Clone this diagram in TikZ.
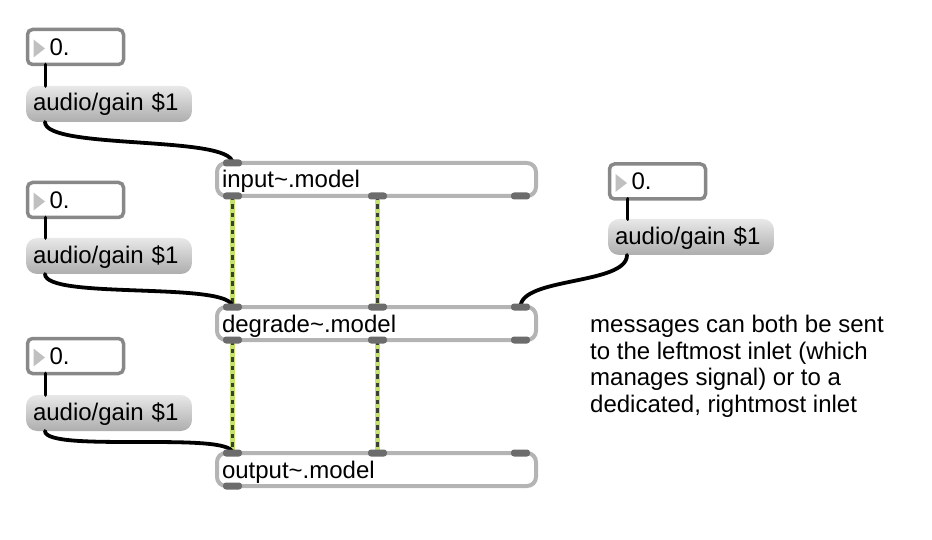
\documentclass[tikz,border=0pt]{standalone}
\usepackage{fontspec}
\setmainfont{Liberation Sans}
\usepackage{tikz}

\definecolor{numborder}{HTML}{888888}
\definecolor{objborder}{HTML}{B4B4B4}
\definecolor{portgray}{HTML}{6C6C6C}
\definecolor{trigray}{HTML}{C0C0C0}
\definecolor{siggreen}{HTML}{C6E26E}
\definecolor{sigdark}{HTML}{3C4030}

\tikzset{
  maxfont/.style={font=\fontsize{24}{26.7}\selectfont},
  numbox/.style={maxfont, draw=numborder, line width=3.5pt, fill=white, rounded corners=5pt,
    minimum width=96pt, minimum height=35pt, outer sep=0pt, anchor=north west,
    inner xsep=22pt, inner ysep=0pt, text width=52pt, align=left, text height=17pt, text depth=0pt},
  msgbox/.style={maxfont, top color=black!9, bottom color=black!32, draw=none, rounded corners=11pt,
    minimum width=166pt, minimum height=36pt, outer sep=0pt, anchor=north west,
    inner xsep=7pt, inner ysep=0pt, text width=152pt, align=left, text height=14pt, text depth=0pt},
  objbox/.style={maxfont, draw=objborder, line width=4pt, fill=white, rounded corners=9pt,
    minimum width=319pt, minimum height=33pt, outer sep=0pt, anchor=north west,
    inner xsep=5pt, inner ysep=0pt, text width=309pt, align=left, text height=17pt, text depth=0pt},
  cord/.style={line width=3.8pt, black, line cap=round},
  port/.style={fill=portgray, rounded corners=3pt},
  tri/.style={fill=trigray},
}

\begin{document}
\begin{tikzpicture}[x=1pt,y=-1pt]
\useasboundingbox (0,0) rectangle (932,540);

% Number boxes
\node[numbox] (num1) at (27.5,29.5) {0.};
\node[numbox] (num2) at (27.5,182.5) {0.};
\node[numbox] (num3) at (27.5,338.5) {0.};
\node[numbox] (num4) at (609.5,164) {0.};
\foreach \n in {num1,num2,num3,num4}
  \fill[tri] ([xshift=6pt,yshift=7.5pt]\n.west) -- ([xshift=17.5pt,yshift=-1.5pt]\n.west) -- ([xshift=6pt,yshift=-10.5pt]\n.west) -- cycle;

% Message boxes
\node[msgbox] (msg1) at (26,86) {audio/gain \$1};
\node[msgbox] (msg2) at (26,238) {audio/gain \$1};
\node[msgbox] (msg3) at (26,395) {audio/gain \$1};
\node[msgbox] (msg4) at (608,219) {audio/gain \$1};

% Object boxes
\node[objbox] (input) at (217,163) {input\char`~.model};
\node[objbox] (degrade) at (217,307) {degrade\char`~.model};
\node[objbox] (output) at (217,453) {output\char`~.model};

% Signal cables
\foreach \a/\b in {input/degrade,degrade/output}
  \foreach \x in {15.5,160}
  {
    \draw[siggreen, line width=5pt] ([xshift=\x pt]\a.south west) -- ([xshift=\x pt]\b.north west);
    \draw[sigdark, line width=3pt, dash pattern=on 4.5pt off 4pt] ([xshift=\x pt]\a.south west) -- ([xshift=\x pt]\b.north west);
  }

% Patch cords
\foreach \n/\m in {num1/msg1,num2/msg2,num3/msg3,num4/msg4}
  \draw[cord] ([xshift=18pt]\n.south west) -- ([xshift=18pt]\n.south west |- \m.north);
\draw[cord] ([xshift=19pt]msg1.south west) .. controls +(0,-28pt) and +(0,28pt) .. ([xshift=15.5pt]input.north west);
\draw[cord] ([xshift=19pt]msg2.south west) .. controls +(0,-26pt) and +(0,26pt) .. ([xshift=15.5pt]degrade.north west);
\draw[cord] ([xshift=19pt]msg3.south west) .. controls +(0,-22pt) and +(0,22pt) .. ([xshift=15.5pt]output.north west);
\draw[cord] ([xshift=19pt]msg4.south west) .. controls +(0,-30pt) and +(0,30pt) .. ([xshift=-15.5pt]degrade.north east);

% Inlets and outlets
\foreach \o/\s/\x in {input/north west/6, input/south west/6, input/south west/151, input/south east/-25,
    degrade/north west/6, degrade/north west/151, degrade/north east/-25,
    degrade/south west/6, degrade/south west/151, degrade/south east/-25,
    output/north west/6, output/north west/151, output/north east/-25, output/south west/6}
  \fill[port] ([xshift=\x pt,yshift=3.5pt]\o.\s) rectangle ++(19pt,-7pt);

% Comment
\node[maxfont, anchor=north west, align=left, inner sep=0pt] (comment) at (590,314.8)
  {messages can both be sent\\to the leftmost inlet (which\\manages signal) or to a\\dedicated, rightmost inlet};

\end{tikzpicture}
\end{document}
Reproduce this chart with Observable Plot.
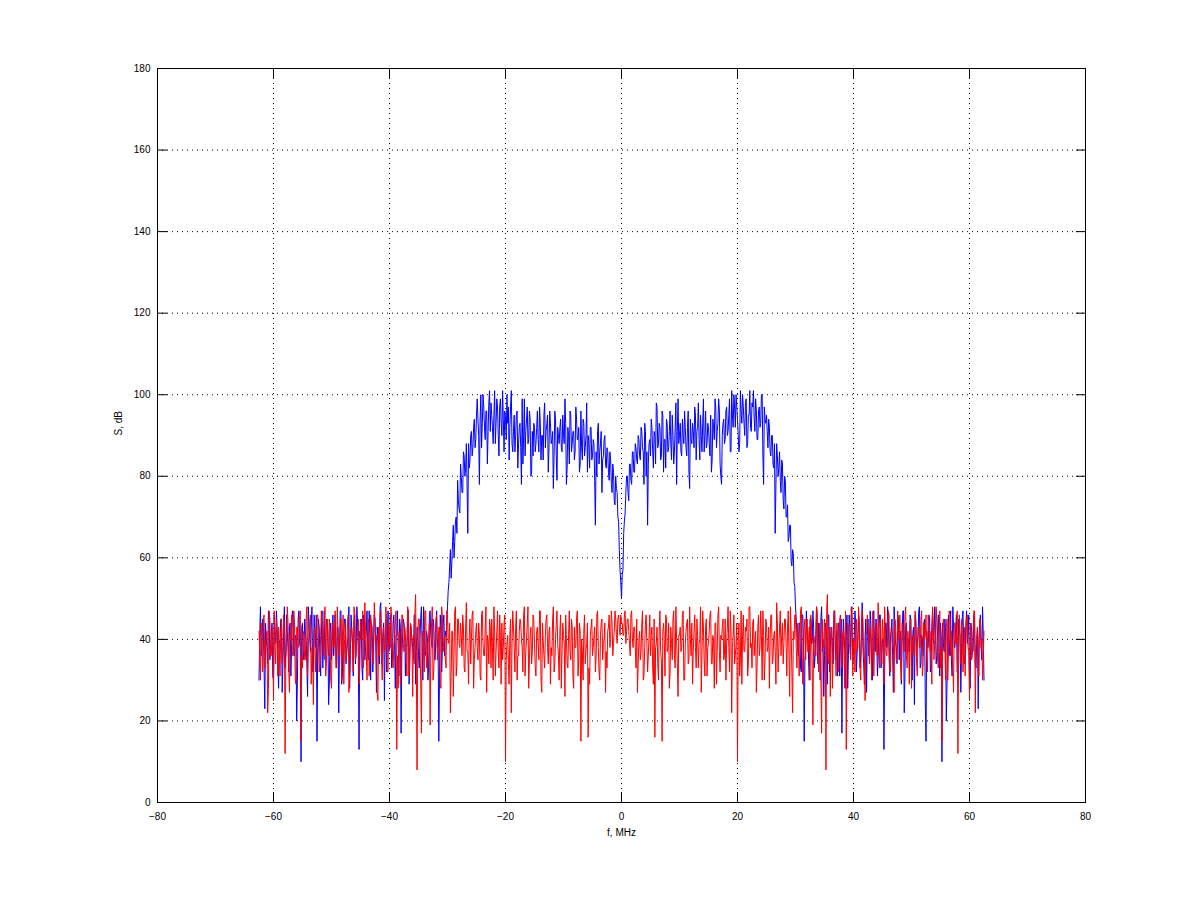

■ ■ ■ ■

Gather each line from the listing above that holds "this".

Clone this diagram in TikZ.
Reproduce this chart with Observable Plot.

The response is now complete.